Three-dimensional functional carbon nanotube architecture as a highly efficient and active indirect catalyst for degradation of 4-chlorophenol

Abstract

Electro-Fenton (EF) is a promising and green technology for environmental remediation. However, traditional EF often suffers from iron sludge production, leading to poor pH adaptation and secondary pollution. In this work, we synthesized a three-dimensional (3D) carbon nanotube architecture containing nitrogen and oxygen heteroatoms on carbon fibre paper (3D-NOCNTs/CFP) as an indirect catalyst for a metal-free EF process for the removal of 4-chlorophenol (4-CP).
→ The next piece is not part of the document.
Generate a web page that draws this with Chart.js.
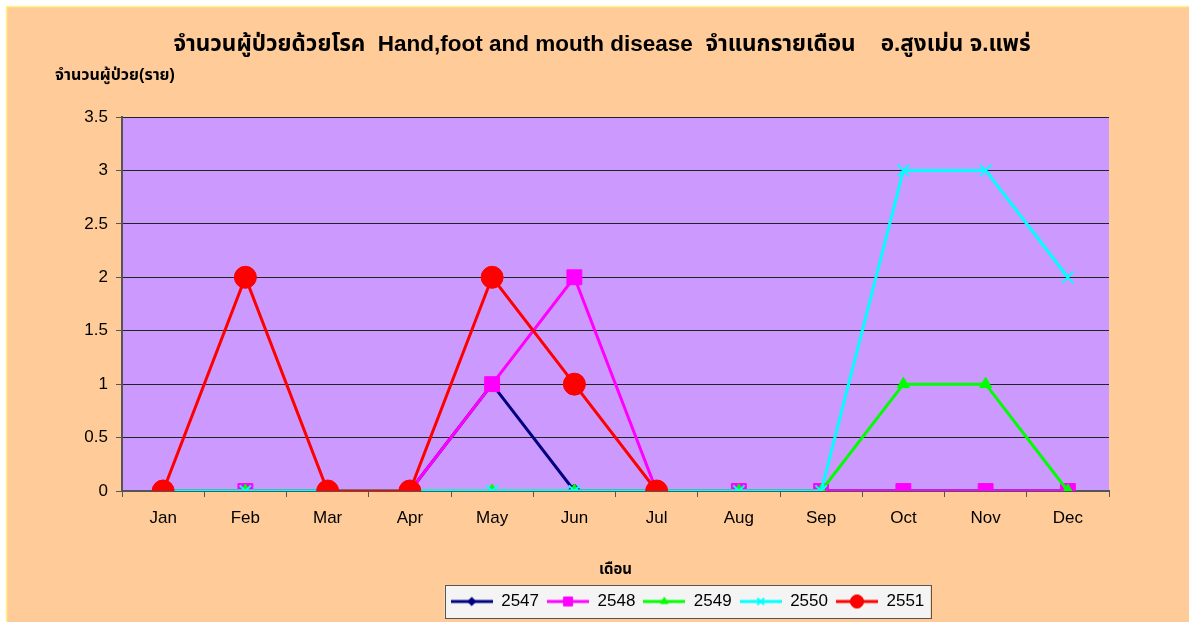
<!DOCTYPE html>
<html>
<head>
<meta charset="utf-8">
<script src="https://cdn.jsdelivr.net/npm/chart.js@4.4.1/dist/chart.umd.min.js"></script>
<style>
  html, body { margin: 0; padding: 0; background: #fff; }
  #wrap { width: 1189px; height: 622px; }
</style>
</head>
<body>
<div id="wrap"><canvas id="chart" width="1189" height="622"></canvas></div>
<script>
// data
const months = ["Jan", "Feb", "Mar", "Apr", "May", "Jun", "Jul", "Aug", "Sep", "Oct", "Nov", "Dec"];
const years = ["2547", "2548", "2549", "2550", "2551"];
const y2547 = [0, 0, 0, 0, 1, 0, 0, 0, 0, 0, 0, 0];
const y2548 = [0, 0, 0, 0, 1, 2, 0, 0, 0, 0, 0, 0];
const y2549 = [0, 0, 0, 0, 0, 0, 0, 0, 0, 1, 1, 0];
const y2550 = [0, 0, 0, 0, 0, 0, 0, 0, 0, 3, 3, 2];
const y2551 = [0, 2, 0, 0, 2, 1, 0, null, null, null, null, null];

const titleText = "จำนวนผู้ป่วยด้วยโรค  Hand,foot and mouth disease  จำแนกรายเดือน    อ.สูงเม่น จ.แพร่";
const yTitle = "จำนวนผู้ป่วย(ราย)";
const xTitle = "เดือน";

const FONT = "'Liberation Sans', Arial, 'Noto Sans Thai', sans-serif";

// style of each series: colour, marker, marker radius
const styles = [
  { color: "#000080", point: "rectRot", r: 7 },
  { color: "#FF00FF", point: "rect", r: 10.5 },
  { color: "#00FF00", point: "triangle", r: 7 },
  { color: "#00FFFF", point: "crossRot", r: 8 },
  { color: "#FF0000", point: "circle", r: 11 },
];
const values = [y2547, y2548, y2549, y2550, y2551];

// small canvas for each legend entry: line with the marker on it
function legendIcon(st) {
  const c = document.createElement("canvas");
  c.width = 42; c.height = 16;
  const g = c.getContext("2d");
  g.strokeStyle = st.color;
  g.lineWidth = 3;
  g.beginPath(); g.moveTo(0, 8); g.lineTo(42, 8); g.stroke();
  g.fillStyle = st.color;
  g.lineWidth = st.point === "crossRot" ? 2 : 1;
  Chart.helpers.drawPoint(g, { pointStyle: st.point, radius: st.r * 0.6, rotation: 0, borderWidth: 1 }, 21, 8);
  return c;
}
const icons = styles.map(legendIcon);

const datasets = years.map((y, i) => ({
  label: y,
  data: values[i],
  borderColor: styles[i].color,
  backgroundColor: styles[i].color,
  borderWidth: 3,
  pointStyle: styles[i].point,
  pointRadius: styles[i].r,
  pointHoverRadius: styles[i].r,
  pointBorderWidth: styles[i].point === "crossRot" ? 2 : 1,
  tension: 0,
  spanGaps: false,
  order: years.length - 1 - i, // last year drawn on top, like the original
}));

const bgPlugin = {
  id: "bg",
  afterLayout(chart) {
    // the legend in the original sits right of centre
    chart.legend.left += 133;
    chart.legend.right += 133;
  },
  beforeDraw(chart) {
    const ctx = chart.ctx;
    const { width, height, chartArea } = chart;
    ctx.save();
    ctx.fillStyle = "#fff";
    ctx.fillRect(0, 0, width, height);
    ctx.fillStyle = "#FFCC99";
    ctx.fillRect(6, 6, width - 6, height - 6);
    ctx.strokeStyle = "#FFF38A";
    ctx.lineWidth = 1.5;
    ctx.beginPath();
    ctx.moveTo(6.5, height); ctx.lineTo(6.5, 6.5); ctx.lineTo(width, 6.5);
    ctx.stroke();
    // plot area
    ctx.fillStyle = "#CC99FF";
    ctx.fillRect(chartArea.left, chartArea.top, chartArea.right - chartArea.left, chartArea.bottom - chartArea.top);
    // legend frame
    const hb = chart.legend.legendHitBoxes;
    if (hb && hb.length) {
      const x0 = Math.min(...hb.map(b => b.left)) - 6;
      const x1 = Math.max(...hb.map(b => b.left + b.width)) + 6;
      const y0 = Math.min(...hb.map(b => b.top)) - 8;
      const y1 = Math.max(...hb.map(b => b.top + b.height)) + 8;
      ctx.fillStyle = "#F4F4F4";
      ctx.fillRect(x0, y0, x1 - x0, y1 - y0);
      ctx.strokeStyle = "#555";
      ctx.lineWidth = 1;
      ctx.strokeRect(Math.round(x0) + 0.5, Math.round(y0) + 0.5, Math.round(x1 - x0), Math.round(y1 - y0));
    }
    // titles
    ctx.fillStyle = "#000";
    ctx.textBaseline = "middle";
    ctx.textAlign = "center";
    ctx.font = "bold 22.5px " + FONT;
    ctx.fillText(titleText, 602, 45);
    ctx.textAlign = "left";
    ctx.font = "bold 16px " + FONT;
    ctx.fillText(yTitle, 55, 76);
    ctx.restore();
  }
};

new Chart(document.getElementById("chart"), {
  type: "line",
  data: { labels: months, datasets },
  plugins: [bgPlugin],
  options: {
    responsive: false,
    animation: false,
    devicePixelRatio: 1,
    layout: { padding: { top: 117, right: 80, bottom: 2, left: 0 } },
    plugins: {
      title: { display: false },
      tooltip: { enabled: false },
      legend: {
        position: "bottom",
        reverse: true,
        labels: {
          usePointStyle: true,
          pointStyleWidth: 42,
          boxHeight: 16,
          padding: 8,
          color: "#000",
          font: { family: FONT, size: 17 },
          generateLabels(chart) {
            const items = Chart.defaults.plugins.legend.labels.generateLabels(chart);
            items.forEach(it => { it.pointStyle = icons[it.datasetIndex]; });
            return items;
          }
        }
      }
    },
    scales: {
      x: {
        offset: true,
        grid: { display: true, drawOnChartArea: false, offset: true, tickLength: 6, tickColor: "#555" },
        border: { color: "#555", width: 2 },
        ticks: { color: "#000", font: { family: FONT, size: 17 }, padding: 11 },
        title: { display: true, text: xTitle, color: "#000", font: { family: FONT, size: 15, weight: "bold" }, padding: { top: 22, bottom: 6 } },
        afterFit(scale) { scale.height = 94; }
      },
      y: {
        min: 0,
        max: 3.5,
        ticks: { stepSize: 0.5, color: "#000", font: { family: FONT, size: 17 }, padding: 8, callback: v => String(v) },
        grid: { color: "#222", lineWidth: 1, tickLength: 6, tickColor: "#555" },
        border: { color: "#555", width: 2 },
        afterFit(scale) { scale.width = 122; }
      }
    }
  }
});
</script>
</body>
</html>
The dependence of the content and the type of the functional groups in the carbon plane on the pyrolysis temperature was studied through XPS measurements. This binder-free electrode has been identified as a bifunctional catalyst that can catalyze a high H2O2 yield process and a subsequent in-situ generation of ⋅OH via an O2 reduction reaction (ORR). Thus the generated ⋅OH radicals can directly participate in the oxidative degradation of 4-CP and the utilization of iron can be avoided in the EF process. The optimized electrode could remove 99.3 % 4-CP in 120 min and exhibits a broad suitability upon pH, an excellent capability, and a prominent stability for the degradation of 4-CP. The mechanism was explained by density function theory (DFT) calculations and the controlled experiments. Such a metal-free EF process features a promising green technology for the oxidative degradation of organic pollutants.